Benson has been involved in a  bitter legal battle with his estranged daughter and grandchildren for the last year; and the trial over the case is set for June.

The three trusts were set up for Benson’s daughter, Renee Benson, and her two children – Rita and Ryan LeBlanc, and overseen by San Antonio Attorney Mary Rowe. According to reports, the trusts hold more than $260 million in assets, and include 95 percent in Pelicans’ stock and 31 percent in Saints’ stock.

U.S. District Judge Jane Milazzo denied the motion for dismissal filed by Rowe, in which she argued that the Eastern District of Louisiana federal court did not have jurisdiction over the billionaire’s estate.

Rowe was ordered by the court to take over a group of trusts Benson created in 2012, after the original trustee, Robert Rosenthal, resigned.

Attorney Craig Mordock of the Mordock Law Group has followed the Benson legal battle since it first became public and stated that the prolonged dispute will not be resolved anytime soon.

“Mr. Benson has a trust for each of the kids set up, where there are non-voting shares of Saints and Pelicans stocks in the trust, and the trust is set up and governed by a set of rules and regulations,” Mordock recently told the Louisiana Record. “One of the rules was that [Benson] was allowed to substitute assets of equal value.
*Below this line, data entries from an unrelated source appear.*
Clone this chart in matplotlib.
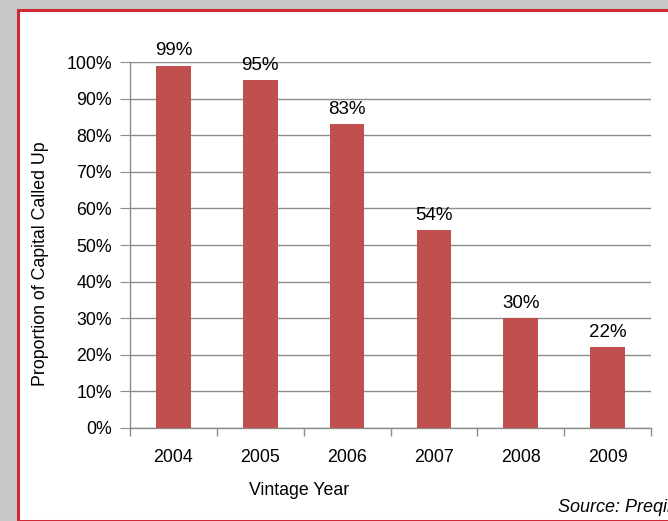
import matplotlib.pyplot as plt
from matplotlib.patches import Rectangle
from matplotlib.ticker import FuncFormatter, FixedLocator

plt.rcParams['font.family'] = ['Liberation Sans', 'DejaVu Sans']

# -----------------------
# Data
# -----------------------
years = ["2004", "2005", "2006", "2007", "2008", "2009"]
called_up = [99, 95, 83, 54, 30, 22]   # percent of capital called up

BAR_COLOR = "#c0504d"
GRID_COLOR = "#8c8c8c"
W, H = 668, 521
FS = 12.8

fig = plt.figure(figsize=(W / 100, H / 100), dpi=100)
fig.patch.set_facecolor("#c8c8c8")

# white panel with red frame
fig.patches.append(Rectangle((18 / W, 0), 1, 1 - 10 / H, transform=fig.transFigure,
                             facecolor="white", edgecolor="#cc2b36", linewidth=2.2,
                             zorder=-1))

ax = fig.add_axes([130 / W, (H - 428) / H, (651 - 130) / W, (428 - 62) / H])
ax.set_zorder(2)
ax.set_facecolor("none")

x = list(range(len(years)))
ax.bar(x, called_up, width=0.4, color=BAR_COLOR, zorder=3)

for xi, v in zip(x, called_up):
    ax.annotate(f"{v}%", (xi, v), xytext=(0, 4.5), textcoords="offset points",
                ha="center", va="bottom", fontsize=13.5, color="black")

ax.set_xlim(-0.5, len(years) - 0.5)
ax.set_ylim(0, 100)
ax.set_yticks(range(0, 101, 10))
ax.yaxis.set_major_formatter(FuncFormatter(lambda v, _: f"{int(v)}%"))
ax.grid(axis="y", color=GRID_COLOR, linewidth=1, zorder=0)

# category labels centred, tick marks between categories
ax.set_xticks(x)
ax.set_xticklabels(years, fontsize=FS)
ax.tick_params(axis="x", length=0, pad=15)
ax.xaxis.set_minor_locator(FixedLocator([i - 0.5 for i in range(len(years) + 1)]))
ax.tick_params(axis="x", which="minor", length=6, color=GRID_COLOR, width=1)
ax.tick_params(axis="y", length=7, color=GRID_COLOR, labelsize=FS, pad=6)

for side in ["top", "right"]:
    ax.spines[side].set_visible(False)
for side in ["left", "bottom"]:
    ax.spines[side].set_color(GRID_COLOR)
    ax.spines[side].set_linewidth(1)

ax.set_xlabel("Vintage Year", fontsize=FS)
ax.set_ylabel("Proportion of Capital Called Up", fontsize=FS)
ax.xaxis.set_label_coords(0.324, -0.172)
ax.yaxis.set_label_coords(-0.171, 0.45)
ax.xaxis.label.set_va("center")
ax.yaxis.label.set_va("center")

fig.text(558 / W, 1 - 507 / H, "Source: Preqin", fontsize=13, style="italic",
         ha="left", va="center", zorder=3)

fig.savefig("out.png", dpi=100, facecolor=fig.get_facecolor())
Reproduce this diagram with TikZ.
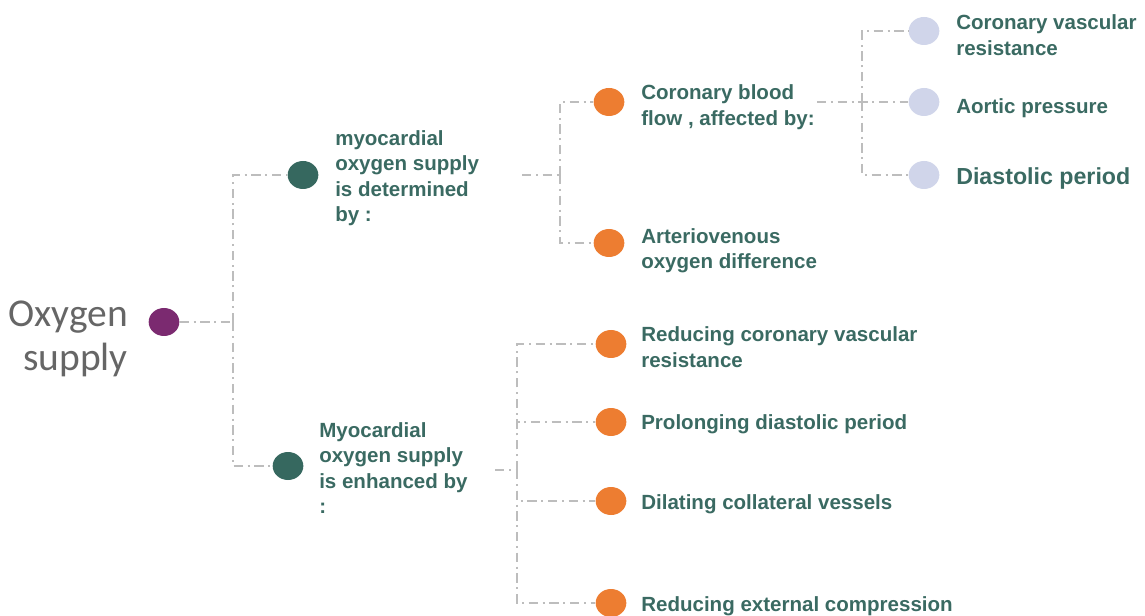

And what he did was he tried to take the Saints’ shares and substitute them with IOUs, basically, for money that was substantially less."

Rowe's attorney has noted in court filings that the value of the NBA and NFL teams has not been determined because no third-party evaluation of the teams' worth has been made, which brings into question what assets Benson intends to use to back up his promissory notes.

Rowe alleges Benson's plan to pay off the value of the team assets in full by 2039 indicates that he does not have enough property of equal value to replace the assets.

Benson announced last January that his wife, Gayle, would take over ownership of the franchise in the event of his death. He had initially granted ownership to his daughter and grandchildren. Renee and her children filed a lawsuit arguing that their 88-year-old father and grandfather was incompetent to run the teams due to mental decline, and that Gayle and an inner circle of team executives were influencing his decisions.

The heirs stated in the lawsuit that Benson met Gayle just a few months after his second wife died and the two married shortly after. The heirs also stated that “Gayle’s influence over Tom Benson has grown” as his health has declined in the last two years, and that she has “increasingly isolated and alienated him from his family, friends, business associates and employees.”

A New Orleans judge disagreed with the heirs’ assertion; and after an eight-day trial, ruled that Benson was competent enough to run the teams.

Benson also owns several automobile dealerships in the New Orleans and San Antonio areas, and became wealthy by investing profits from his automobile dealerships in local banks.